The man, Mohamed Farah, 22, is one of three scheduled to be sentenced on Wednesday for attempting to assist Islamic State in 2014 and early 2015. Farah was convicted in June of conspiring to commit murder in Syria on behalf of Islamic State and for lying to a grand jury and FBI agents.

Farah is among nine Somali-Americans from Minnesota who are being sentenced this week on charges of trying to aid Islamic State, which holds territory in Iraq and Syria and has sympathizers and recruits around the world who have carried out shootings and bombings of civilians.

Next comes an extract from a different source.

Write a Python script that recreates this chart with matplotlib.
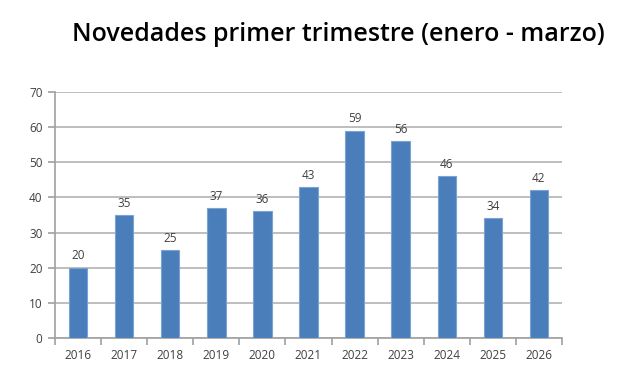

Farah was handed the 30-year sentence by U.S. District Judge Michael Davis, the Minneapolis Star Tribune reported. Farah received the harshest sentence so far. Six others in the group have been given sentences ranging from time served to 15 years in prison.

Farah made persistent efforts to join Islamic State from early 2014 through April 2015, prosecutors charged.

Farah denied that he was a terrorist when asked by the judge in court on Wednesday, ABC affiliate KSTP reported.

“What I say to you is that the actions I’ve done are what terrorists would do but that I feel like I’m not, your honor,” Farah was quoted as saying by KSTP.

The Minneapolis area is home to a large population of Somali expatriates. U.S. authorities have said dozens of young Somali-Americans have left the area since 2007 to join al Shabaab, an al Qaeda affiliate based in Somalia.

In 2014, FBI officials said they had begun tracking a trickle of Somali-Americans from the Minneapolis area to Syria in general and to Islamic State-held areas in particular.